REPUBLIKA.CO.ID, Pemanfaatan gas untuk kebutuhan rumah tangga tidak hanya soal efisiensi ekonomi, tapi juga soal kedaulatan energi bangsa.

Sejak 10 tahun silam warga perumahan Taman Cimanggu Bogor lebih mudah dalam urusan memasak di dapur. Mereka tidak perlu lagi khawatir kehabisan gas saat memasak di malam hari. Mereka juga tidak perlu lagi mengeluarkan banyak biaya saat harus memasak dalam jumlah besar.
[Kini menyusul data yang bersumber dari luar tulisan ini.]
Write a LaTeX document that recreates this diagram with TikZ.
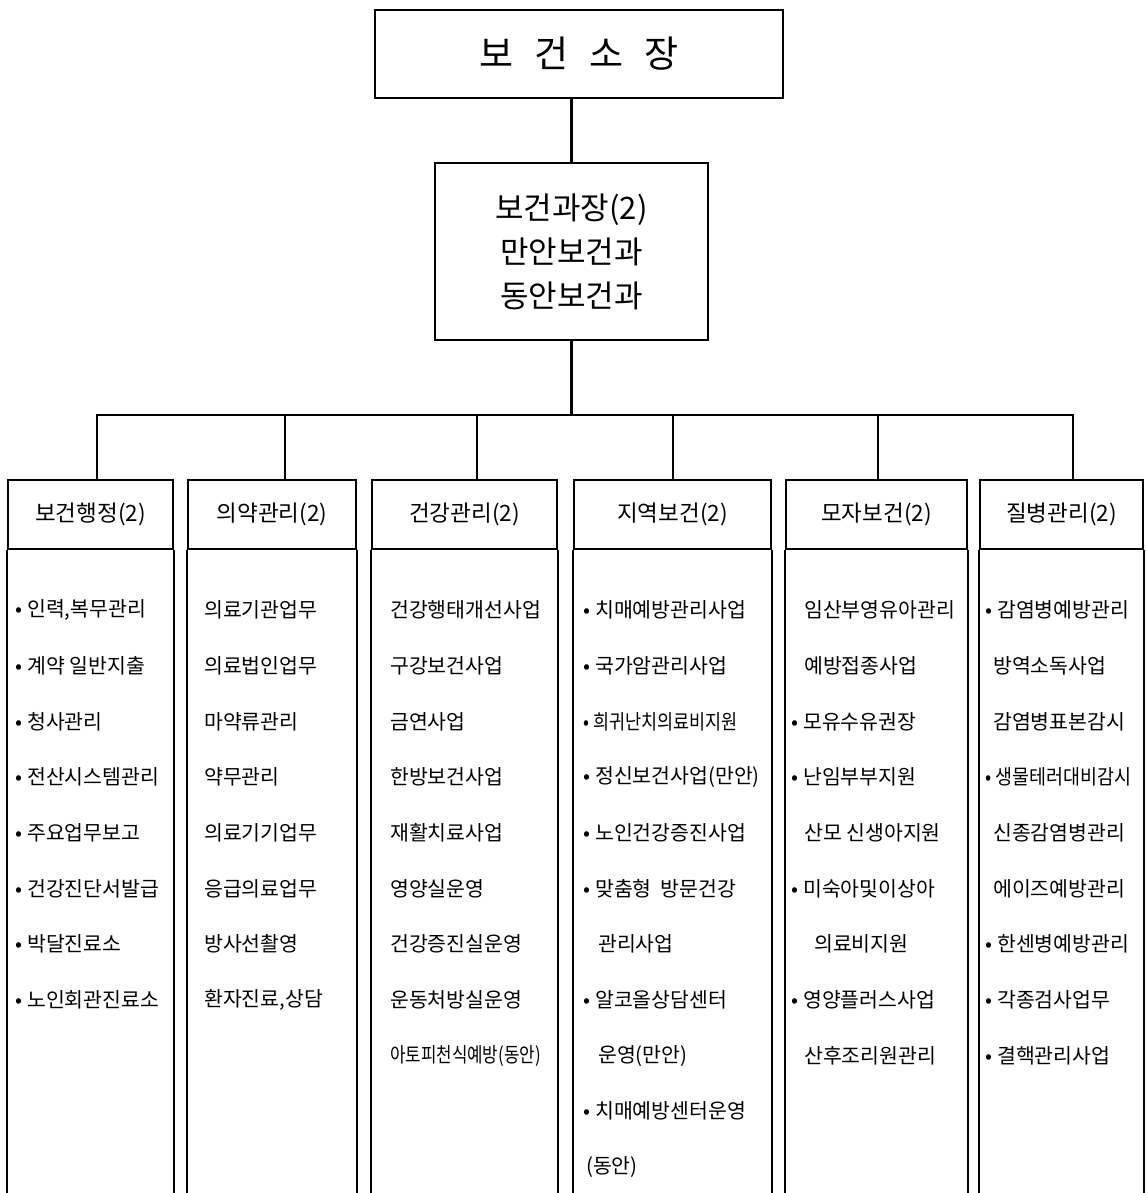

“Di sini sebagian besar pasang gas PGN,” kata Darsiyem (55 tahun) saat ditemui wartawan Republika.co.id M.Akbar Wijaya di perumahan Taman Cimanggu, Bogor Barat medio Oktober.

Gas alam mengalir dari perut bumi ke dapur-dapur warga Taman Cimanggu sejak 10 tahun silam. Ketika itu, sekira tahun 2004 warga serentak mendaftar menjadi pelanggan PGN. Mereka tertarik dengan tawaran kepraktisan dan biaya berlangganan bulanan yang lebih ekonomis dibandingkan gas tabung.
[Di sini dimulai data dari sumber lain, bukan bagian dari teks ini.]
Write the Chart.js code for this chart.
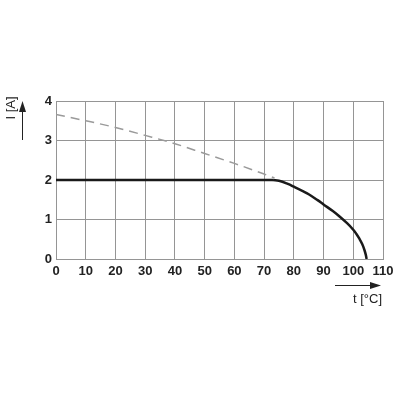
<!DOCTYPE html>
<html><head><meta charset="utf-8">
<script src="https://cdn.jsdelivr.net/npm/chart.js@4"></script>
<style>html,body{margin:0;padding:0;background:#fff}#wrap{width:400px;height:400px}</style>
</head><body><div id="wrap"><canvas id="c" width="400" height="400"></canvas></div>
<script>
const xTicks = [0,10,20,30,40,50,60,70,80,90,100,110];
const yTicks = [0,1,2,3,4];
const dashedT = [0,10,20,30,40,50,60,70,73.5];
const dashedI = [3.66,3.50,3.33,3.13,2.92,2.67,2.42,2.15,2.05];
const flatT = [0,73];
const flatI = [2,2];
const curveT = [73,75,78,80,83,85,88,90,93,95,98,100,101,102,103,103.7,104.2,104.5];
const curveI = [2,1.98,1.9,1.83,1.72,1.64,1.49,1.38,1.22,1.1,0.9,0.74,0.64,0.52,0.38,0.24,0.11,0];
const xTitle = 't [°C]';
const yTitle = 'I [A]';

const toPts = (xs, ys) => xs.map((x,i)=>({x, y: ys[i]}));

const titles = {
  id: 'titles',
  afterDraw(chart) {
    const ctx = chart.ctx;
    ctx.save();
    ctx.fillStyle = '#222'; ctx.strokeStyle = '#222'; ctx.lineWidth = 1;
    ctx.beginPath(); ctx.moveTo(335, 285.5); ctx.lineTo(372, 285.5); ctx.stroke();
    ctx.beginPath(); ctx.moveTo(381, 285.5); ctx.lineTo(370, 282); ctx.lineTo(370, 289); ctx.closePath(); ctx.fill();
    ctx.font = '13px "Liberation Sans", Arial, sans-serif';
    ctx.textAlign = 'right'; ctx.textBaseline = 'middle';
    ctx.fillText(xTitle, 382, 299);
    ctx.beginPath(); ctx.moveTo(22.5, 140); ctx.lineTo(22.5, 110); ctx.stroke();
    ctx.beginPath(); ctx.moveTo(22.5, 101); ctx.lineTo(19, 112); ctx.lineTo(26, 112); ctx.closePath(); ctx.fill();
    ctx.translate(11, 108); ctx.rotate(-Math.PI/2);
    ctx.textAlign = 'center'; ctx.textBaseline = 'middle';
    ctx.fillText(yTitle, 0, 0);
    ctx.restore();
  }
};

new Chart(document.getElementById('c'), {
  type: 'line',
  data: {
    datasets: [
      { data: toPts(dashedT, dashedI), borderColor: '#9a9a9a', borderWidth: 1.5, borderDash: [9,6], pointRadius: 0, cubicInterpolationMode: 'monotone', fill: false },
      { data: toPts(flatT, flatI), borderColor: '#1a1a1a', borderWidth: 2.5, pointRadius: 0, tension: 0, fill: false },
      { data: toPts(curveT, curveI), borderColor: '#1a1a1a', borderWidth: 2.5, pointRadius: 0, tension: 0.4, fill: false }
    ]
  },
  options: {
    responsive: false, animation: false, devicePixelRatio: 1,
    layout: { padding: { left: 0, top: 101, right: 17, bottom: 0 } },
    plugins: { legend: { display: false }, tooltip: { enabled: false } },
    scales: {
      x: {
        type: 'linear', min: 0, max: 110,
        afterBuildTicks: s => { s.ticks = xTicks.map(v => ({value: v})); },
        afterFit: s => { s.height = 141; },
        grid: { color: '#959595', lineWidth: 1, drawTicks: false },
        border: { color: '#959595', width: 1 },
        ticks: { color: '#222', font: { family: '"Liberation Sans", Arial, sans-serif', size: 13, weight: 'bold' }, padding: 5, maxRotation: 0, autoSkip: false }
      },
      y: {
        type: 'linear', min: 0, max: 4,
        afterBuildTicks: s => { s.ticks = yTicks.map(v => ({value: v})); },
        afterFit: s => { s.width = 56; },
        grid: { color: '#959595', lineWidth: 1, drawTicks: false },
        border: { color: '#959595', width: 1 },
        ticks: { color: '#222', font: { family: '"Liberation Sans", Arial, sans-serif', size: 13, weight: 'bold' }, padding: 4 }
      }
    }
  },
  plugins: [titles]
});
</script>
</body></html>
Aliran gas PGN punya manfaat besar bagi ibu rumah tangga yang menjalankan bisnis sambilan katering makanan seperti Darsiyem. Ini karena penggunaan gas PGN lebih praktis dan biayanya ekonomis.

Sebelum berlangganan gas PGN Darsiyem kerap kelimpungan saat persediaan gasnya habis di malam hari. Sebab jarang ada warung penjual gas buka selama 24 jam. Kalau pun ada, sangat sukar mencari orang yang mau mengantar gas tabung dengan berat total sekitar 37 kilogram ke rumahnya. Tapi setelah menjadi pelanggan gas PGN Darsiyem bisa memanfaatkan gas tanpa mesti khawatir kehabisan.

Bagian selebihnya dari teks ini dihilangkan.